Task directions » Skip the images. Copy the records exactly as written.
........
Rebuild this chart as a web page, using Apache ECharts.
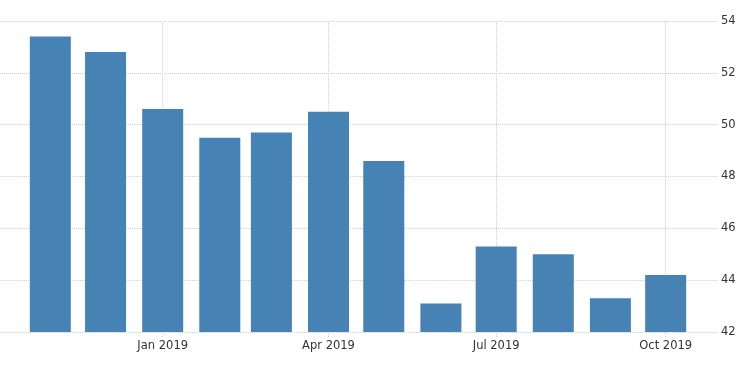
<!DOCTYPE html>
<html>
<head>
<meta charset="utf-8">
<script src="https://cdn.jsdelivr.net/npm/echarts@6/dist/echarts.min.js"></script>
<style>
html,body{margin:0;padding:0;background:#fff;}
#chart{width:750px;height:373px;}
</style>
</head>
<body>
<div id="chart"></div>
<script>
// Data
var months = ['2018-11-01','2018-12-01','2019-01-01','2019-02-01','2019-03-01','2019-04-01','2019-05-01','2019-06-01','2019-07-01','2019-08-01','2019-09-01','2019-10-01'];
var values = [53.4, 52.8, 50.6, 49.5, 49.7, 50.5, 48.6, 43.1, 45.3, 45.0, 43.3, 44.2];
var xTicks = ['2019-01-01','2019-04-01','2019-07-01','2019-10-01'];
var monthNames = ['Jan','Feb','Mar','Apr','May','Jun','Jul','Aug','Sep','Oct','Nov','Dec'];
var yMin = 42, yMax = 54, yStep = 2;

var DAY = 864e5;
function ts(s){ var p = s.split('-'); return Date.UTC(+p[0], +p[1]-1, +p[2]); }
var xMin = ts('2019-01-01') - 88.3*DAY;
var xMax = ts('2019-10-01') + 28.4*DAY;

var seriesData = months.map(function(m,i){ return [ts(m), values[i]]; });
var tickVals = xTicks.map(ts);

var FONT = 'DejaVu Sans';
var GRID = { color: '#d0d0d0', type: [1,1], width: 1 };
var chart = echarts.init(document.getElementById('chart'), null, {renderer:'canvas'});
chart.setOption({
  animation: false,
  backgroundColor: '#ffffff',
  grid: { left: 0, right: 32, top: 21, bottom: 41, containLabel: false },
  xAxis: {
    type: 'value',
    min: xMin, max: xMax,
    axisLine: { show: false },
    axisTick: { show: true, length: 6, customValues: tickVals, lineStyle: GRID },
    axisLabel: {
      customValues: tickVals,
      color: '#333333', fontFamily: FONT, fontSize: 11.5, margin: 8,
      showMinLabel: true, showMaxLabel: true,
      formatter: function(v){ var d = new Date(v); return monthNames[d.getUTCMonth()] + ' ' + d.getUTCFullYear(); }
    },
    splitLine: { show: true, lineStyle: GRID }
  },
  yAxis: {
    type: 'value', position: 'right',
    min: yMin, max: yMax, interval: yStep,
    axisLine: { show: false }, axisTick: { show: false },
    axisLabel: { color: '#333333', fontFamily: FONT, fontSize: 11.5, margin: 3 },
    splitLine: { show: true, lineStyle: GRID }
  },
  series: [{
    type: 'bar',
    data: seriesData,
    barWidth: 41,
    itemStyle: { color: '#4682b4' }
  }]
});
</script>
</body>
</html>
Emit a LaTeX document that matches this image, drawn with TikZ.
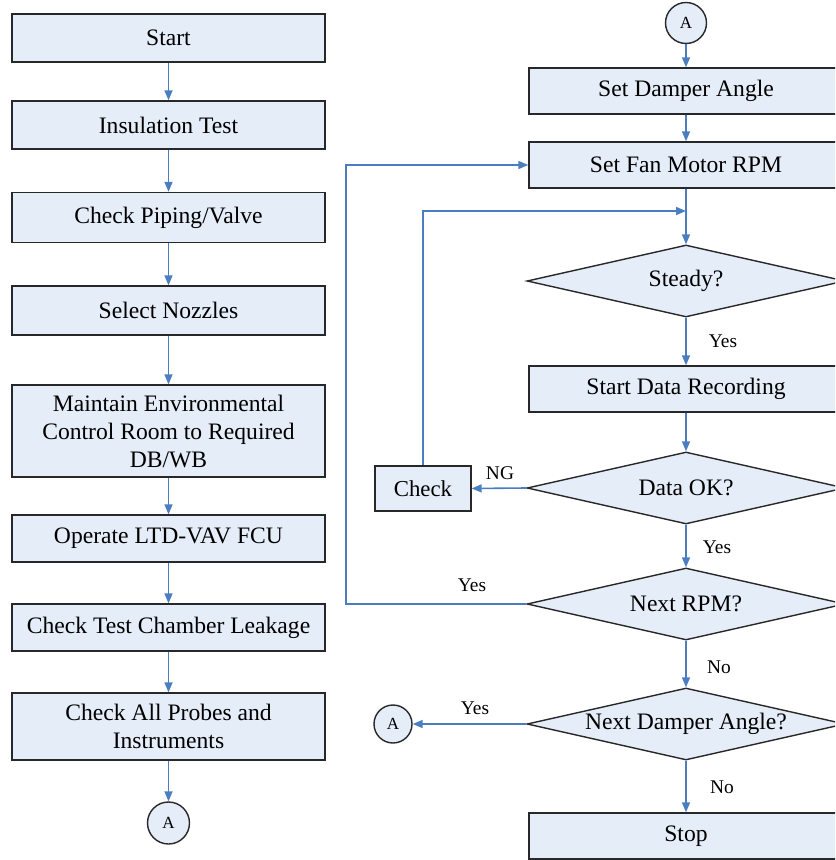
\documentclass[tikz,border=0pt]{standalone}
\usepackage{fontspec}
\setmainfont{Liberation Serif}
\usetikzlibrary{shapes.geometric,arrows.meta}
\definecolor{boxfill}{RGB}{229,237,248}
\definecolor{arrowc}{RGB}{74,126,193}
\definecolor{edgec}{RGB}{40,40,40}
\begin{document}
\begin{tikzpicture}[x=0.5pt,y=-0.5pt,
 box/.style={draw=edgec,fill=boxfill,line width=0.7pt,minimum width=156.5pt,inner sep=0pt,align=center,font=\fontsize{11.8}{14}\selectfont},
 dia/.style={diamond,draw=edgec,fill=boxfill,line width=0.7pt,inner sep=0pt,minimum width=159pt,minimum height=36pt},
 conn/.style={circle,draw=edgec,fill=boxfill,line width=0.7pt,inner sep=0pt,font=\fontsize{8.5}{10}\selectfont},
 arr/.style={draw=arrowc,line width=0.8pt,-{Triangle[length=5pt,width=4pt]}},
 lbl/.style={font=\fontsize{9.7}{11}\selectfont,inner sep=0pt},
 dtext/.style={font=\fontsize{11.8}{14}\selectfont,inner sep=0pt}]
\useasboundingbox (0,0) rectangle (835,860);
\clip (0,0) rectangle (835,860);
% left column
\node[box,minimum height=24pt] (start) at (168.5,38) {Start};
\node[box,minimum height=24pt] (ins) at (168.5,125) {Insulation Test};
\node[box,minimum height=25pt] (pip) at (168.5,217.5) {Check Piping/Valve};
\node[box,minimum height=24.5pt] (noz) at (168.5,310.5) {Select Nozzles};
\node[box,minimum height=46pt] (env) at (168.5,431) {Maintain Environmental\\Control Room to Required\\DB/WB};
\node[box,minimum height=23.5pt] (op) at (168.5,538.5) {Operate LTD-VAV FCU};
\node[box,minimum height=23.5pt] (leak) at (168.5,627.5) {Check Test Chamber Leakage};
\node[box,minimum height=33.5pt] (prob) at (168.5,726.5) {Check All Probes and\\Instruments};
\node[conn,minimum size=21pt] (a1) at (168.5,823) {A};
\draw[arr] (start) -- (ins);
\draw[arr] (ins) -- (pip);
\draw[arr] (pip) -- (noz);
\draw[arr] (noz) -- (env);
\draw[arr] (env) -- (op);
\draw[arr] (op) -- (leak);
\draw[arr] (leak) -- (prob);
\draw[arr] (prob) -- (a1);
% right column
\node[conn,minimum size=20.5pt] (a2) at (686,23) {A};
\node[box,minimum width=157pt,minimum height=23pt] (damp) at (686,91) {Set Damper Angle};
\node[box,minimum width=157pt,minimum height=23pt] (fan) at (686,165) {Set Fan Motor RPM};
\node[dia] (steady) at (686,281) {};
\node[dtext] at (steady) {Steady?};
\node[box,minimum width=157pt,minimum height=23pt] (rec) at (686,389) {Start Data Recording};
\node[dia] (ok) at (686,488) {};
\node[dtext] at (ok) {Data OK?};
\node[box,minimum width=48pt,minimum height=22.5pt,font=\fontsize{11.4}{13}\selectfont] (chk) at (423,488.5) {Check};
\node[dia] (nrpm) at (686,604) {};
\node[dtext] at (nrpm) {Next RPM?};
\node[dia] (ndamp) at (686,724) {};
\node[dtext] at (ndamp) {Next Damper Angle?};
\node[conn,minimum size=19pt] (a3) at (393,724) {A};
\node[box,minimum width=157pt,minimum height=23pt] (stop) at (686,836) {Stop};
\coordinate (m) at (686,211);
\coordinate (lp) at (346,604);
\draw[arr] (a2) -- (damp);
\draw[arr] (damp) -- (fan);
\draw[arr] (fan) -- (steady);
\draw[arr] (chk.north) |- (m);
\draw[arr] (steady) -- (rec);
\draw[arr] (rec) -- (ok);
\draw[arr] (ok.west) -- (chk.east);
\draw[arr] (ok) -- (nrpm);
\draw[arr] (nrpm.west) -- (lp) |- (fan.west);
\draw[arr] (nrpm) -- (ndamp);
\draw[arr] (ndamp.west) -- (a3.east);
\draw[arr] (ndamp) -- (stop);
% labels
\node[lbl] (l1) at (723,341) {Yes};
\node[lbl] (l2) at (500,473) {NG};
\node[lbl] (l3) at (717,547) {Yes};
\node[lbl] (l4) at (472,585) {Yes};
\node[lbl] (l5) at (719,667) {No};
\node[lbl] (l6) at (475,708) {Yes};
\node[lbl] (l7) at (722,787) {No};
\end{tikzpicture}
\end{document}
........
The result »
Rebuild this chart as a web page, using Apache ECharts.
<!DOCTYPE html>
<html>
<head>
<meta charset="utf-8">
<script src="https://cdn.jsdelivr.net/npm/echarts@6/dist/echarts.min.js"></script>
<style>
html,body{margin:0;padding:0;background:#fff;}
#chart{width:750px;height:373px;}
</style>
</head>
<body>
<div id="chart"></div>
<script>
// Data
var months = ['2018-11-01','2018-12-01','2019-01-01','2019-02-01','2019-03-01','2019-04-01','2019-05-01','2019-06-01','2019-07-01','2019-08-01','2019-09-01','2019-10-01'];
var values = [53.4, 52.8, 50.6, 49.5, 49.7, 50.5, 48.6, 43.1, 45.3, 45.0, 43.3, 44.2];
var xTicks = ['2019-01-01','2019-04-01','2019-07-01','2019-10-01'];
var monthNames = ['Jan','Feb','Mar','Apr','May','Jun','Jul','Aug','Sep','Oct','Nov','Dec'];
var yMin = 42, yMax = 54, yStep = 2;

var DAY = 864e5;
function ts(s){ var p = s.split('-'); return Date.UTC(+p[0], +p[1]-1, +p[2]); }
var xMin = ts('2019-01-01') - 88.3*DAY;
var xMax = ts('2019-10-01') + 28.4*DAY;

var seriesData = months.map(function(m,i){ return [ts(m), values[i]]; });
var tickVals = xTicks.map(ts);

var FONT = 'DejaVu Sans';
var GRID = { color: '#d0d0d0', type: [1,1], width: 1 };
var chart = echarts.init(document.getElementById('chart'), null, {renderer:'canvas'});
chart.setOption({
  animation: false,
  backgroundColor: '#ffffff',
  grid: { left: 0, right: 32, top: 21, bottom: 41, containLabel: false },
  xAxis: {
    type: 'value',
    min: xMin, max: xMax,
    axisLine: { show: false },
    axisTick: { show: true, length: 6, customValues: tickVals, lineStyle: GRID },
    axisLabel: {
      customValues: tickVals,
      color: '#333333', fontFamily: FONT, fontSize: 11.5, margin: 8,
      showMinLabel: true, showMaxLabel: true,
      formatter: function(v){ var d = new Date(v); return monthNames[d.getUTCMonth()] + ' ' + d.getUTCFullYear(); }
    },
    splitLine: { show: true, lineStyle: GRID }
  },
  yAxis: {
    type: 'value', position: 'right',
    min: yMin, max: yMax, interval: yStep,
    axisLine: { show: false }, axisTick: { show: false },
    axisLabel: { color: '#333333', fontFamily: FONT, fontSize: 11.5, margin: 3 },
    splitLine: { show: true, lineStyle: GRID }
  },
  series: [{
    type: 'bar',
    data: seriesData,
    barWidth: 41,
    itemStyle: { color: '#4682b4' }
  }]
});
</script>
</body>
</html>
Emit a LaTeX document that matches this image, drawn with TikZ.
\documentclass[tikz,border=0pt]{standalone}
\usepackage{fontspec}
\setmainfont{Liberation Serif}
\usetikzlibrary{shapes.geometric,arrows.meta}
\definecolor{boxfill}{RGB}{229,237,248}
\definecolor{arrowc}{RGB}{74,126,193}
\definecolor{edgec}{RGB}{40,40,40}
\begin{document}
\begin{tikzpicture}[x=0.5pt,y=-0.5pt,
 box/.style={draw=edgec,fill=boxfill,line width=0.7pt,minimum width=156.5pt,inner sep=0pt,align=center,font=\fontsize{11.8}{14}\selectfont},
 dia/.style={diamond,draw=edgec,fill=boxfill,line width=0.7pt,inner sep=0pt,minimum width=159pt,minimum height=36pt},
 conn/.style={circle,draw=edgec,fill=boxfill,line width=0.7pt,inner sep=0pt,font=\fontsize{8.5}{10}\selectfont},
 arr/.style={draw=arrowc,line width=0.8pt,-{Triangle[length=5pt,width=4pt]}},
 lbl/.style={font=\fontsize{9.7}{11}\selectfont,inner sep=0pt},
 dtext/.style={font=\fontsize{11.8}{14}\selectfont,inner sep=0pt}]
\useasboundingbox (0,0) rectangle (835,860);
\clip (0,0) rectangle (835,860);
% left column
\node[box,minimum height=24pt] (start) at (168.5,38) {Start};
\node[box,minimum height=24pt] (ins) at (168.5,125) {Insulation Test};
\node[box,minimum height=25pt] (pip) at (168.5,217.5) {Check Piping/Valve};
\node[box,minimum height=24.5pt] (noz) at (168.5,310.5) {Select Nozzles};
\node[box,minimum height=46pt] (env) at (168.5,431) {Maintain Environmental\\Control Room to Required\\DB/WB};
\node[box,minimum height=23.5pt] (op) at (168.5,538.5) {Operate LTD-VAV FCU};
\node[box,minimum height=23.5pt] (leak) at (168.5,627.5) {Check Test Chamber Leakage};
\node[box,minimum height=33.5pt] (prob) at (168.5,726.5) {Check All Probes and\\Instruments};
\node[conn,minimum size=21pt] (a1) at (168.5,823) {A};
\draw[arr] (start) -- (ins);
\draw[arr] (ins) -- (pip);
\draw[arr] (pip) -- (noz);
\draw[arr] (noz) -- (env);
\draw[arr] (env) -- (op);
\draw[arr] (op) -- (leak);
\draw[arr] (leak) -- (prob);
\draw[arr] (prob) -- (a1);
% right column
\node[conn,minimum size=20.5pt] (a2) at (686,23) {A};
\node[box,minimum width=157pt,minimum height=23pt] (damp) at (686,91) {Set Damper Angle};
\node[box,minimum width=157pt,minimum height=23pt] (fan) at (686,165) {Set Fan Motor RPM};
\node[dia] (steady) at (686,281) {};
\node[dtext] at (steady) {Steady?};
\node[box,minimum width=157pt,minimum height=23pt] (rec) at (686,389) {Start Data Recording};
\node[dia] (ok) at (686,488) {};
\node[dtext] at (ok) {Data OK?};
\node[box,minimum width=48pt,minimum height=22.5pt,font=\fontsize{11.4}{13}\selectfont] (chk) at (423,488.5) {Check};
\node[dia] (nrpm) at (686,604) {};
\node[dtext] at (nrpm) {Next RPM?};
\node[dia] (ndamp) at (686,724) {};
\node[dtext] at (ndamp) {Next Damper Angle?};
\node[conn,minimum size=19pt] (a3) at (393,724) {A};
\node[box,minimum width=157pt,minimum height=23pt] (stop) at (686,836) {Stop};
\coordinate (m) at (686,211);
\coordinate (lp) at (346,604);
\draw[arr] (a2) -- (damp);
\draw[arr] (damp) -- (fan);
\draw[arr] (fan) -- (steady);
\draw[arr] (chk.north) |- (m);
\draw[arr] (steady) -- (rec);
\draw[arr] (rec) -- (ok);
\draw[arr] (ok.west) -- (chk.east);
\draw[arr] (ok) -- (nrpm);
\draw[arr] (nrpm.west) -- (lp) |- (fan.west);
\draw[arr] (nrpm) -- (ndamp);
\draw[arr] (ndamp.west) -- (a3.east);
\draw[arr] (ndamp) -- (stop);
% labels
\node[lbl] (l1) at (723,341) {Yes};
\node[lbl] (l2) at (500,473) {NG};
\node[lbl] (l3) at (717,547) {Yes};
\node[lbl] (l4) at (472,585) {Yes};
\node[lbl] (l5) at (719,667) {No};
\node[lbl] (l6) at (475,708) {Yes};
\node[lbl] (l7) at (722,787) {No};
\end{tikzpicture}
\end{document}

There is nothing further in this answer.